━━━ LISTING

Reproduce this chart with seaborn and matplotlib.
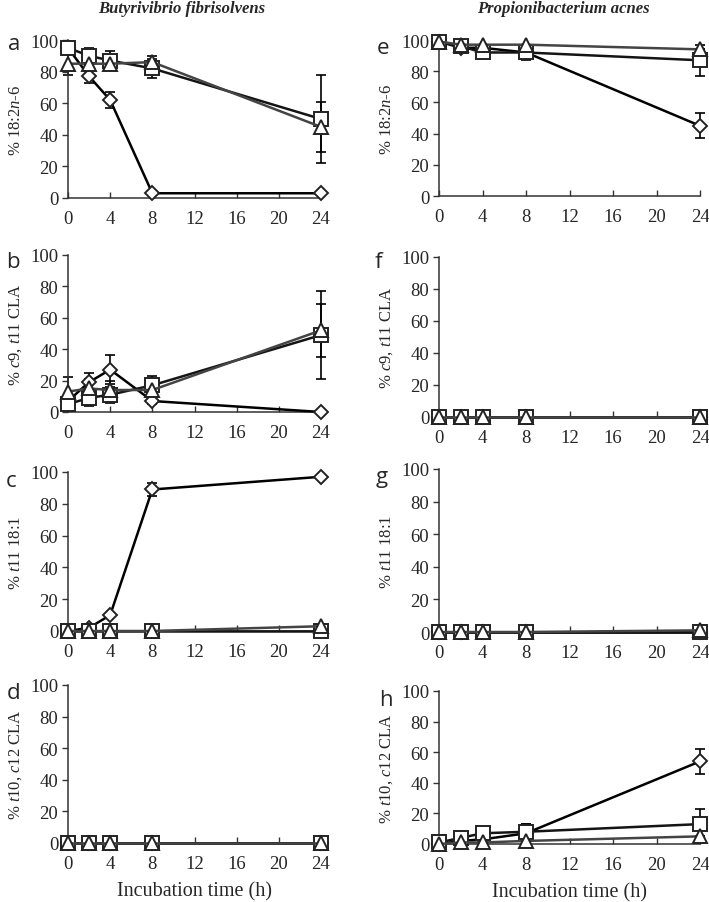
import numpy as np
import matplotlib
matplotlib.use("Agg")
import matplotlib.pyplot as plt
import seaborn as sns

# ============================================
# Data: % of fatty acid over incubation time
# ============================================

time_h = [0, 2, 4, 8, 24]

# Butyrivibrio fibrisolvens
# a: 18:2n-6
a_dia = [95, 77, 62, 3, 3]
a_dia_err = [0, 4, 5, 0, 0]
a_sq = [95, 90, 87, 82, 50]
a_sq_err = [4, 5, 6, 6, 28]
a_tri = [85, 85, 85, 86, 45]
a_tri_err = [7, 3, 3, 4, 16]

# b: c9, t11 CLA
b_dia = [7, 19, 27, 7, 0]
b_dia_err = [0, 6, 9, 2, 0]
b_sq = [5, 9, 11, 17, 49]
b_sq_err = [3, 5, 5, 6, 28]
b_tri = [13, 15, 14, 14, 52]
b_tri_err = [9, 6, 6, 3, 17]

# c: t11 18:1
c_dia = [0, 2, 10, 89, 97]
c_dia_err = [0, 0, 1, 4, 0]
c_sq = [0, 0, 0, 0, 0]
c_sq_err = [0, 0, 0, 0, 0]
c_tri = [0, 0, 0, 0, 3]
c_tri_err = [0, 0, 0, 0, 0]

# d: t10, c12 CLA
d_dia = [0, 0, 0, 0, 0]
d_dia_err = [0, 0, 0, 0, 0]
d_sq = [0, 0, 0, 0, 0]
d_sq_err = [0, 0, 0, 0, 0]
d_tri = [0, 0, 0, 0, 0]
d_tri_err = [0, 0, 0, 0, 0]

# Propionibacterium acnes
# e: 18:2n-6
e_dia = [99, 95, 95, 92, 45]
e_dia_err = [0, 2, 0, 0, 8]
e_sq = [99, 96, 92, 92, 87]
e_sq_err = [0, 2, 0, 5, 10]
e_tri = [99, 97, 97, 97, 94]
e_tri_err = [0, 0, 0, 0, 0]

# f: c9, t11 CLA
f_dia = [0, 0, 0, 0, 0]
f_dia_err = [0, 0, 0, 0, 0]
f_sq = [0, 0, 0, 0, 0]
f_sq_err = [0, 0, 0, 0, 0]
f_tri = [0, 0, 0, 0, 0]
f_tri_err = [0, 0, 0, 0, 0]

# g: t11 18:1
g_dia = [0, 0, 0, 0, 0]
g_dia_err = [0, 0, 0, 0, 0]
g_sq = [0, 0, 0, 0, 0]
g_sq_err = [0, 0, 0, 0, 0]
g_tri = [0, 0, 0, 0, 1]
g_tri_err = [0, 0, 0, 0, 0]

# h: t10, c12 CLA
h_dia = [0, 2, 3, 7, 54]
h_dia_err = [0, 0, 0, 6, 8]
h_sq = [1, 4, 7, 8, 13]
h_sq_err = [0, 2, 1, 5, 10]
h_tri = [0, 1, 1, 2, 5]
h_tri_err = [0, 0, 0, 0, 0]

x_ticks = [0, 4, 8, 12, 16, 20, 24]
y_ticks = [0, 20, 40, 60, 80, 100]

ylabels = {
    "a": r"% 18:2$\it{n}$-6",
    "b": r"% $\it{c}$9, $\it{t}$11 CLA",
    "c": r"% $\it{t}$11 18:1",
    "d": r"% $\it{t}$10, $\it{c}$12 CLA",
    "e": r"% 18:2$\it{n}$-6",
    "f": r"% $\it{c}$9, $\it{t}$11 CLA",
    "g": r"% $\it{t}$11 18:1",
    "h": r"% $\it{t}$10, $\it{c}$12 CLA",
}

panels = {
    "a": (a_dia, a_dia_err, a_sq, a_sq_err, a_tri, a_tri_err),
    "b": (b_dia, b_dia_err, b_sq, b_sq_err, b_tri, b_tri_err),
    "c": (c_dia, c_dia_err, c_sq, c_sq_err, c_tri, c_tri_err),
    "d": (d_dia, d_dia_err, d_sq, d_sq_err, d_tri, d_tri_err),
    "e": (e_dia, e_dia_err, e_sq, e_sq_err, e_tri, e_tri_err),
    "f": (f_dia, f_dia_err, f_sq, f_sq_err, f_tri, f_tri_err),
    "g": (g_dia, g_dia_err, g_sq, g_sq_err, g_tri, g_tri_err),
    "h": (h_dia, h_dia_err, h_sq, h_sq_err, h_tri, h_tri_err),
}

# ============================================
# Style
# ============================================

sns.set_style("ticks")
plt.rcParams['font.family'] = ['Liberation Serif', 'DejaVu Serif']
plt.rcParams['mathtext.fontset'] = 'custom'
plt.rcParams['mathtext.rm'] = 'Liberation Serif'
plt.rcParams['mathtext.it'] = 'Liberation Serif:italic'

W, H = 709, 903
fig = plt.figure(figsize=(W / 100, H / 100), dpi=100)

# axes rectangles in pixels: (left, top(100), right, bottom(0))
rects = {
    "a": (68, 41, 321, 199),
    "b": (68, 256, 321, 413),
    "c": (68, 473, 321, 632),
    "d": (68, 686, 321, 844),
    "e": (439, 41, 700, 197),
    "f": (439, 258, 700, 418),
    "g": (439, 470, 700, 633),
    "h": (439, 692, 700, 845),
}

letter_pos = {
    "a": (8, 45), "b": (6, 263), "c": (6, 482), "d": (7, 694),
    "e": (377, 48), "f": (375, 263), "g": (376, 478), "h": (379, 701),
}

dia_col = "#000000"
sq_col = "#141414"
tri_col = "#444444"

for key, (dia, dia_e, sq, sq_e, tri, tri_e) in panels.items():
    l, t, r, b = rects[key]
    ax = fig.add_axes([l / W, 1 - b / H, (r - l) / W, (b - t) / H])

    series = [
        (dia, dia_e, "D", 7.5, dia_col, 3),
        (sq, sq_e, "s", 9.5, sq_col, 4),
        (tri, tri_e, "^", 10.5, tri_col, 5),
    ]
    for vals, err, mk, ms, col, z in series:
        ax.errorbar(time_h, vals, yerr=err, fmt="none", ecolor="black",
                    elinewidth=1.2, capsize=3.5, capthick=1.2,
                    clip_on=False, zorder=2)
        sns.lineplot(x=time_h, y=vals, ax=ax, color=col, marker=mk,
                     markersize=ms, markerfacecolor="white",
                     markeredgecolor="#222222", markeredgewidth=1.4,
                     linewidth=1.8, clip_on=False, zorder=z)

    ax.set_xlim(0, 24)
    ax.set_ylim(0, 100)
    ax.set_xticks(x_ticks)
    ax.set_yticks(y_ticks)
    sns.despine(ax=ax)
    for side in ["left", "bottom"]:
        ax.spines[side].set_color("#333333")
        ax.spines[side].set_linewidth(1.1)
    ax.tick_params(axis="x", direction="in", length=4, width=1,
                   color="#333333", labelsize=13.5, pad=9)
    ax.tick_params(axis="y", direction="out", length=4, width=1,
                   color="#333333", labelsize=13.5, pad=3)
    ax.set_xlabel("")
    ax.set_ylabel(ylabels[key], fontsize=12)
    ax.yaxis.set_label_coords(-0.175 if key < "e" else -0.17, 0.5)

    if key in ("d", "h"):
        ax.set_xlabel("Incubation time (h)", fontsize=14.5, labelpad=6)

    lx, ly = letter_pos[key]
    fig.text(lx / W, 1 - ly / H, key, fontsize=16, family="Open Sans",
             ha="left", va="center")

fig.text(182 / W, 1 - 9 / H, "Butyrivibrio fibrisolvens", fontsize=12,
         fontweight="bold", fontstyle="italic", ha="center", va="center")
fig.text(563 / W, 1 - 9 / H, "Propionibacterium acnes", fontsize=12,
         fontweight="bold", fontstyle="italic", ha="center", va="center")

plt.savefig("out.png", dpi=100)
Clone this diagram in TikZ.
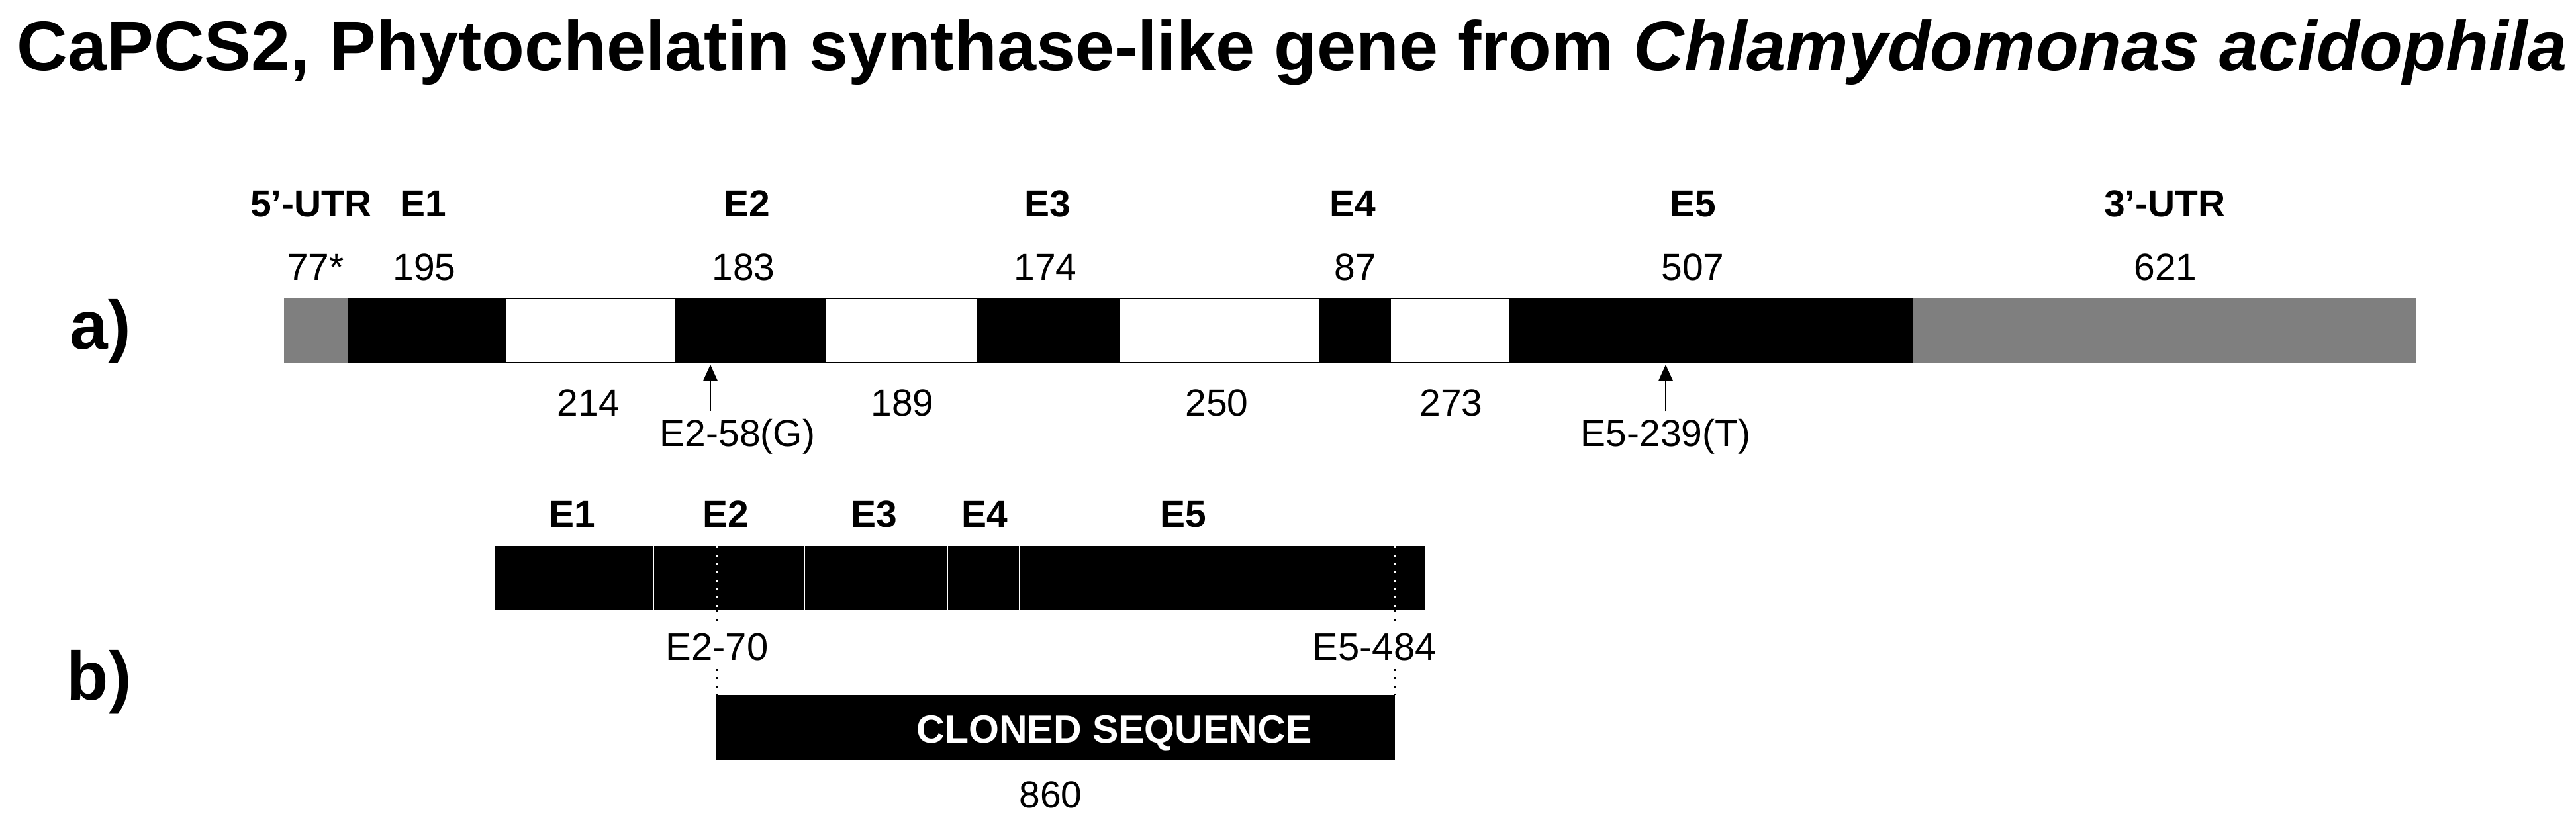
\documentclass[tikz,border=0pt]{standalone}
\usepackage{fontspec}
\setmainfont{Liberation Sans}
\usetikzlibrary{arrows.meta}
\definecolor{utrgray}{RGB}{127,127,127}

\begin{document}
\begin{tikzpicture}[
    exonlbl/.style={anchor=base, font=\bfseries\fontsize{16.2}{19}\selectfont},
    len/.style={anchor=base, font=\fontsize{16.2}{19}\selectfont},
    cutlbl/.style={anchor=base, fill=white, font=\fontsize{16.5}{19}\selectfont},
    partlbl/.style={anchor=base west, inner sep=0pt, font=\bfseries\fontsize{29.5}{34}\selectfont},
    intron/.style={draw=black, fill=white, line width=0.75pt},
    snp/.style={-{Triangle[length=0.25cm,width=0.22cm]}, line width=0.6pt},
    cutline/.style={line width=0.9pt, dash pattern=on 0.9pt off 2.7pt},
  ]

  \useasboundingbox (0,0) rectangle (38.91,12.44);

  \node [anchor=base west, inner sep=0pt, font=\bfseries\fontsize{30.2}{36}\selectfont] (title) at (0.25,11.37)
    {CaPCS2, Phytochelatin synthase-like gene from \textit{Chlamydomonas acidophila}};

  % a) gene structure
  \node [partlbl] (parta) at (1.05,7.16) {a)};

  \fill [utrgray] (4.29,6.96) rectangle (5.26,7.93);
  \fill (5.26,6.96) rectangle (7.64,7.93);
  \draw [intron] (7.64,6.96) rectangle (10.20,7.93);
  \fill (10.20,6.96) rectangle (12.47,7.93);
  \draw [intron] (12.47,6.96) rectangle (14.77,7.93);
  \fill (14.77,6.96) rectangle (16.90,7.93);
  \draw [intron] (16.90,6.96) rectangle (19.93,7.93);
  \fill (19.93,6.96) rectangle (21.00,7.93);
  \draw [intron] (21.00,6.96) rectangle (22.80,7.93);
  \fill (22.80,6.96) rectangle (28.90,7.93);
  \fill [utrgray] (28.90,6.96) rectangle (36.50,7.93);

  \node [exonlbl] (utr5) at (4.70,9.16) {5’-UTR};
  \node [exonlbl] (eA1) at (6.39,9.16) {E1};
  \node [exonlbl] (eA2) at (11.28,9.16) {E2};
  \node [exonlbl] (eA3) at (15.82,9.16) {E3};
  \node [exonlbl] (eA4) at (20.43,9.16) {E4};
  \node [exonlbl] (eA5) at (25.57,9.16) {E5};
  \node [exonlbl] (utr3) at (32.70,9.16) {3’-UTR};

  \node [len] (lenU5) at (4.77,8.20) {77*};
  \node [len] (lenE1) at (6.41,8.20) {195};
  \node [len] (lenE2) at (11.23,8.20) {183};
  \node [len] (lenE3) at (15.79,8.20) {174};
  \node [len] (lenE4) at (20.47,8.20) {87};
  \node [len] (lenE5) at (25.57,8.20) {507};
  \node [len] (lenU3) at (32.71,8.20) {621};

  \node [len] (lenI1) at (8.89,6.15) {214};
  \node [len] (lenI2) at (13.63,6.15) {189};
  \node [len] (lenI3) at (18.38,6.15) {250};
  \node [len] (lenI4) at (21.92,6.15) {273};

  \coordinate (snpAtip) at (10.73,6.93);
  \coordinate (snpBtip) at (25.16,6.93);
  \node [len] (snpA) at (11.14,5.69) {E2-58(G)};
  \node [len] (snpB) at (25.16,5.69) {E5-239(T)};
  \draw [snp] (snpAtip |- snpA.north) -- (snpAtip);
  \draw [snp] (snpB.north) -- (snpBtip);

  % b) coding sequence and cloned fragment
  \node [partlbl] (partb) at (1.00,1.87) {b)};

  \fill (7.47,3.22) rectangle (21.53,4.19);
  \draw [white, line width=0.8pt] (9.87,3.22) -- (9.87,4.19);
  \draw [white, line width=0.8pt] (12.15,3.22) -- (12.15,4.19);
  \draw [white, line width=0.8pt] (14.31,3.22) -- (14.31,4.19);
  \draw [white, line width=0.8pt] (15.40,3.22) -- (15.40,4.19);

  \node [exonlbl] (eB1) at (8.64,4.47) {E1};
  \node [exonlbl] (eB2) at (10.96,4.47) {E2};
  \node [exonlbl] (eB3) at (13.20,4.47) {E3};
  \node [exonlbl] (eB4) at (14.87,4.47) {E4};
  \node [exonlbl] (eB5) at (17.87,4.47) {E5};

  \fill (10.81,0.96) rectangle (21.07,1.94);

  \coordinate (cutLtop) at (10.83,4.19);
  \coordinate (cutLbot) at (10.83,3.22);
  \coordinate (cutLend) at (10.83,1.94);
  \coordinate (cutRtop) at (21.07,4.19);
  \coordinate (cutRbot) at (21.07,3.22);
  \coordinate (cutRend) at (21.07,1.94);
  \draw [cutline, white] (cutLtop) -- (cutLbot);
  \draw [cutline, white] (cutRtop) -- (cutRbot);
  \draw [cutline] (cutLbot) -- (cutLend);
  \draw [cutline] (cutRbot) -- (cutRend);

  \node [cutlbl] (cutL) at (10.83,2.46) {E2-70};
  \node [cutlbl] (cutR) at (20.76,2.46) {E5-484};

  \node [anchor=base, text=white, font=\bfseries\fontsize{16.8}{20}\selectfont] (cloned) at (16.83,1.21) {CLONED SEQUENCE};
  \node [len] (lenCl) at (15.87,0.24) {860};

\end{tikzpicture}
\end{document}
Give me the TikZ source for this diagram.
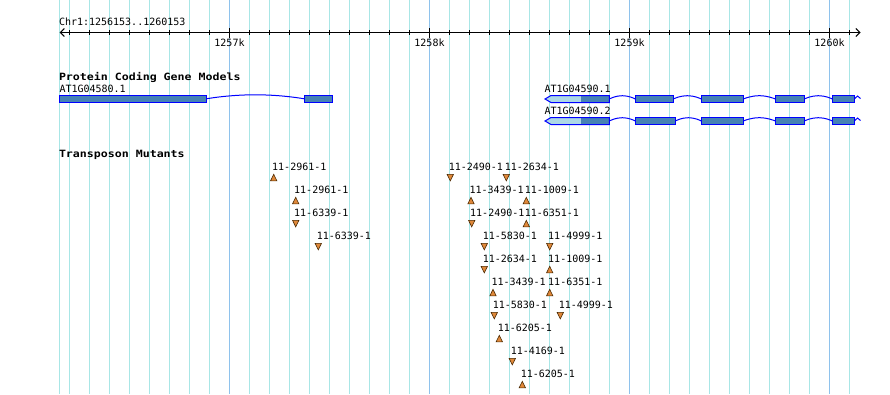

━━━━━━

EXERCISE DESCRIPTION: Starting at the first line of the material, output exactly the lines up to and including the one with "f_tri_err = [0, 0, 0, 0, 0]". Do not include the pictures.

RESPONSE:
Reproduce this chart with seaborn and matplotlib.
import numpy as np
import matplotlib
matplotlib.use("Agg")
import matplotlib.pyplot as plt
import seaborn as sns

# ============================================
# Data: % of fatty acid over incubation time
# ============================================

time_h = [0, 2, 4, 8, 24]

# Butyrivibrio fibrisolvens
# a: 18:2n-6
a_dia = [95, 77, 62, 3, 3]
a_dia_err = [0, 4, 5, 0, 0]
a_sq = [95, 90, 87, 82, 50]
a_sq_err = [4, 5, 6, 6, 28]
a_tri = [85, 85, 85, 86, 45]
a_tri_err = [7, 3, 3, 4, 16]

# b: c9, t11 CLA
b_dia = [7, 19, 27, 7, 0]
b_dia_err = [0, 6, 9, 2, 0]
b_sq = [5, 9, 11, 17, 49]
b_sq_err = [3, 5, 5, 6, 28]
b_tri = [13, 15, 14, 14, 52]
b_tri_err = [9, 6, 6, 3, 17]

# c: t11 18:1
c_dia = [0, 2, 10, 89, 97]
c_dia_err = [0, 0, 1, 4, 0]
c_sq = [0, 0, 0, 0, 0]
c_sq_err = [0, 0, 0, 0, 0]
c_tri = [0, 0, 0, 0, 3]
c_tri_err = [0, 0, 0, 0, 0]

# d: t10, c12 CLA
d_dia = [0, 0, 0, 0, 0]
d_dia_err = [0, 0, 0, 0, 0]
d_sq = [0, 0, 0, 0, 0]
d_sq_err = [0, 0, 0, 0, 0]
d_tri = [0, 0, 0, 0, 0]
d_tri_err = [0, 0, 0, 0, 0]

# Propionibacterium acnes
# e: 18:2n-6
e_dia = [99, 95, 95, 92, 45]
e_dia_err = [0, 2, 0, 0, 8]
e_sq = [99, 96, 92, 92, 87]
e_sq_err = [0, 2, 0, 5, 10]
e_tri = [99, 97, 97, 97, 94]
e_tri_err = [0, 0, 0, 0, 0]

# f: c9, t11 CLA
f_dia = [0, 0, 0, 0, 0]
f_dia_err = [0, 0, 0, 0, 0]
f_sq = [0, 0, 0, 0, 0]
f_sq_err = [0, 0, 0, 0, 0]
f_tri = [0, 0, 0, 0, 0]
f_tri_err = [0, 0, 0, 0, 0]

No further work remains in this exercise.